• **Problem requirements**: Can you copy out the data exactly? Leave the images out.

• **Supplied data**:

▼

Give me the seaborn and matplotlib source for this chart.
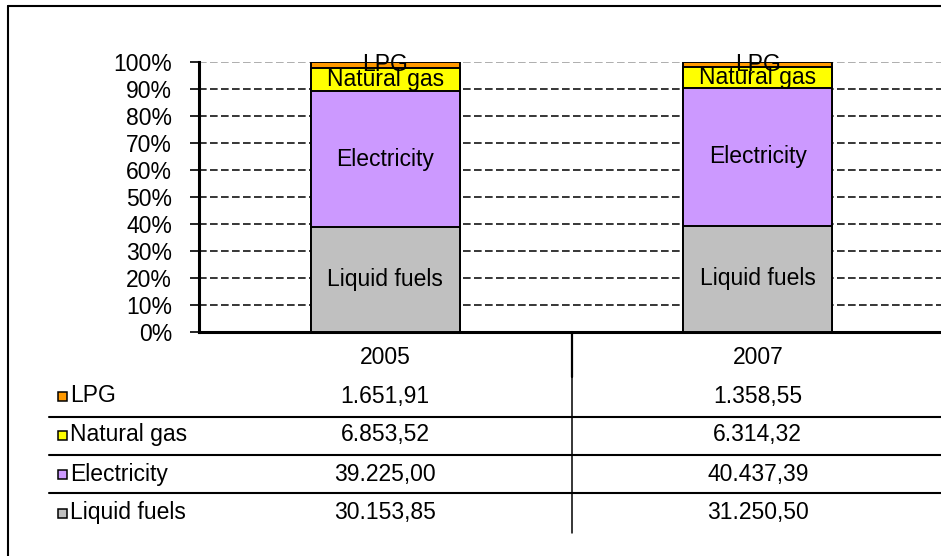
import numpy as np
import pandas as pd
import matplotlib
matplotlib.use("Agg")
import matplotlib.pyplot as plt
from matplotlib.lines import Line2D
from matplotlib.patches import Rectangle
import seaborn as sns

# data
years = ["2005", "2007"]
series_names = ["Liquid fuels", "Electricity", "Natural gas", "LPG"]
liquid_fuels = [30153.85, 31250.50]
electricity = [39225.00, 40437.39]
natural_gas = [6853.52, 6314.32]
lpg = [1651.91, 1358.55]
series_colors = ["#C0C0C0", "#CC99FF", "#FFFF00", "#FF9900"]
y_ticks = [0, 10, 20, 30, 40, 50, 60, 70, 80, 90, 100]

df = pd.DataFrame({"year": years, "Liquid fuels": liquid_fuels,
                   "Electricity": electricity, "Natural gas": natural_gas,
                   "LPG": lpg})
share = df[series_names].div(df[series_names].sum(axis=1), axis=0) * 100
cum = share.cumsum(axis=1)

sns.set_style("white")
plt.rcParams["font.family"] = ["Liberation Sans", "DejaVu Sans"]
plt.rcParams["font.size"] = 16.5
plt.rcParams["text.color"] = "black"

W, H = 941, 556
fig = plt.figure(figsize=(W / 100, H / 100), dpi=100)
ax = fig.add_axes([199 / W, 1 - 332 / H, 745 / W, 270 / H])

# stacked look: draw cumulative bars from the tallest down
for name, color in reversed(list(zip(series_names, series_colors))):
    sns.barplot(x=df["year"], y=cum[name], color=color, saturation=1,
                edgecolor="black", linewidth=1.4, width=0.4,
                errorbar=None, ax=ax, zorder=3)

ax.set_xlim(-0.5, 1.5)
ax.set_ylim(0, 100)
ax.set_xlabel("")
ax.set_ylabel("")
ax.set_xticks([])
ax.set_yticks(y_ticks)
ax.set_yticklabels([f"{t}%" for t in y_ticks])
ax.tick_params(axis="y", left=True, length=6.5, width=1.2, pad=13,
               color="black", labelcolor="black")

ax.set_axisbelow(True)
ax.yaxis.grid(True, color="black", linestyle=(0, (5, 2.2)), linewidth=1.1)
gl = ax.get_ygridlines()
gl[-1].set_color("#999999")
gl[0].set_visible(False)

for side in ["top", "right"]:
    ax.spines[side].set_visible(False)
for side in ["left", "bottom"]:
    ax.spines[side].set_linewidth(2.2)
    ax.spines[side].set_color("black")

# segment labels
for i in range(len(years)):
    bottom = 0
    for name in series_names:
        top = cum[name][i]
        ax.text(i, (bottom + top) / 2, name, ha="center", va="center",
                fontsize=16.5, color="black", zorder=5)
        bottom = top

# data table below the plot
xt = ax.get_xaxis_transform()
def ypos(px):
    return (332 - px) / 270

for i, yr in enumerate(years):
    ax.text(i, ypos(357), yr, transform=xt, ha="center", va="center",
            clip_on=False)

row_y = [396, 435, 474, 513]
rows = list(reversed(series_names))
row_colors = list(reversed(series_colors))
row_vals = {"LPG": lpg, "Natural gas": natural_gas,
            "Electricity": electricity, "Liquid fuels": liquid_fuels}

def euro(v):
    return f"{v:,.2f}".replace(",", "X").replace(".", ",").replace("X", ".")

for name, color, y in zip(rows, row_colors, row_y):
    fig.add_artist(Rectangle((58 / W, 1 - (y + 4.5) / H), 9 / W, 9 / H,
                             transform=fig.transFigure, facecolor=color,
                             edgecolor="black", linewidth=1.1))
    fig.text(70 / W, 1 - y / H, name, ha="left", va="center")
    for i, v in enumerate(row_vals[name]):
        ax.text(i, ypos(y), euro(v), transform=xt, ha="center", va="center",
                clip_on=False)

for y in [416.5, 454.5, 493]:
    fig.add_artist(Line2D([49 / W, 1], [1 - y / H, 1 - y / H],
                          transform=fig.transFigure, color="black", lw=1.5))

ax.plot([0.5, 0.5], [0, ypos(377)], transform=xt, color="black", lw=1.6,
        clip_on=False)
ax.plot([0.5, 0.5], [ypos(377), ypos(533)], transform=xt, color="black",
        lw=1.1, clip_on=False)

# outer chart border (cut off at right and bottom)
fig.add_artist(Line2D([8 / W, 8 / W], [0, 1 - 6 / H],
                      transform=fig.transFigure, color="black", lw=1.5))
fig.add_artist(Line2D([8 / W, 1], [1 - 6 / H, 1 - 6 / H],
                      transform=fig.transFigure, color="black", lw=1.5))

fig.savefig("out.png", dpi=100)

▲

• **Reply**:
Give me the seaborn and matplotlib source for this chart.
import numpy as np
import pandas as pd
import matplotlib
matplotlib.use("Agg")
import matplotlib.pyplot as plt
from matplotlib.lines import Line2D
from matplotlib.patches import Rectangle
import seaborn as sns

# data
years = ["2005", "2007"]
series_names = ["Liquid fuels", "Electricity", "Natural gas", "LPG"]
liquid_fuels = [30153.85, 31250.50]
electricity = [39225.00, 40437.39]
natural_gas = [6853.52, 6314.32]
lpg = [1651.91, 1358.55]
series_colors = ["#C0C0C0", "#CC99FF", "#FFFF00", "#FF9900"]
y_ticks = [0, 10, 20, 30, 40, 50, 60, 70, 80, 90, 100]

df = pd.DataFrame({"year": years, "Liquid fuels": liquid_fuels,
                   "Electricity": electricity, "Natural gas": natural_gas,
                   "LPG": lpg})
share = df[series_names].div(df[series_names].sum(axis=1), axis=0) * 100
cum = share.cumsum(axis=1)

sns.set_style("white")
plt.rcParams["font.family"] = ["Liberation Sans", "DejaVu Sans"]
plt.rcParams["font.size"] = 16.5
plt.rcParams["text.color"] = "black"

W, H = 941, 556
fig = plt.figure(figsize=(W / 100, H / 100), dpi=100)
ax = fig.add_axes([199 / W, 1 - 332 / H, 745 / W, 270 / H])

# stacked look: draw cumulative bars from the tallest down
for name, color in reversed(list(zip(series_names, series_colors))):
    sns.barplot(x=df["year"], y=cum[name], color=color, saturation=1,
                edgecolor="black", linewidth=1.4, width=0.4,
                errorbar=None, ax=ax, zorder=3)

ax.set_xlim(-0.5, 1.5)
ax.set_ylim(0, 100)
ax.set_xlabel("")
ax.set_ylabel("")
ax.set_xticks([])
ax.set_yticks(y_ticks)
ax.set_yticklabels([f"{t}%" for t in y_ticks])
ax.tick_params(axis="y", left=True, length=6.5, width=1.2, pad=13,
               color="black", labelcolor="black")

ax.set_axisbelow(True)
ax.yaxis.grid(True, color="black", linestyle=(0, (5, 2.2)), linewidth=1.1)
gl = ax.get_ygridlines()
gl[-1].set_color("#999999")
gl[0].set_visible(False)

for side in ["top", "right"]:
    ax.spines[side].set_visible(False)
for side in ["left", "bottom"]:
    ax.spines[side].set_linewidth(2.2)
    ax.spines[side].set_color("black")

# segment labels
for i in range(len(years)):
    bottom = 0
    for name in series_names:
        top = cum[name][i]
        ax.text(i, (bottom + top) / 2, name, ha="center", va="center",
                fontsize=16.5, color="black", zorder=5)
        bottom = top

# data table below the plot
xt = ax.get_xaxis_transform()
def ypos(px):
    return (332 - px) / 270

for i, yr in enumerate(years):
    ax.text(i, ypos(357), yr, transform=xt, ha="center", va="center",
            clip_on=False)

row_y = [396, 435, 474, 513]
rows = list(reversed(series_names))
row_colors = list(reversed(series_colors))
row_vals = {"LPG": lpg, "Natural gas": natural_gas,
            "Electricity": electricity, "Liquid fuels": liquid_fuels}

def euro(v):
    return f"{v:,.2f}".replace(",", "X").replace(".", ",").replace("X", ".")

for name, color, y in zip(rows, row_colors, row_y):
    fig.add_artist(Rectangle((58 / W, 1 - (y + 4.5) / H), 9 / W, 9 / H,
                             transform=fig.transFigure, facecolor=color,
                             edgecolor="black", linewidth=1.1))
    fig.text(70 / W, 1 - y / H, name, ha="left", va="center")
    for i, v in enumerate(row_vals[name]):
        ax.text(i, ypos(y), euro(v), transform=xt, ha="center", va="center",
                clip_on=False)

for y in [416.5, 454.5, 493]:
    fig.add_artist(Line2D([49 / W, 1], [1 - y / H, 1 - y / H],
                          transform=fig.transFigure, color="black", lw=1.5))

ax.plot([0.5, 0.5], [0, ypos(377)], transform=xt, color="black", lw=1.6,
        clip_on=False)
ax.plot([0.5, 0.5], [ypos(377), ypos(533)], transform=xt, color="black",
        lw=1.1, clip_on=False)

# outer chart border (cut off at right and bottom)
fig.add_artist(Line2D([8 / W, 8 / W], [0, 1 - 6 / H],
                      transform=fig.transFigure, color="black", lw=1.5))
fig.add_artist(Line2D([8 / W, 1], [1 - 6 / H, 1 - 6 / H],
                      transform=fig.transFigure, color="black", lw=1.5))

fig.savefig("out.png", dpi=100)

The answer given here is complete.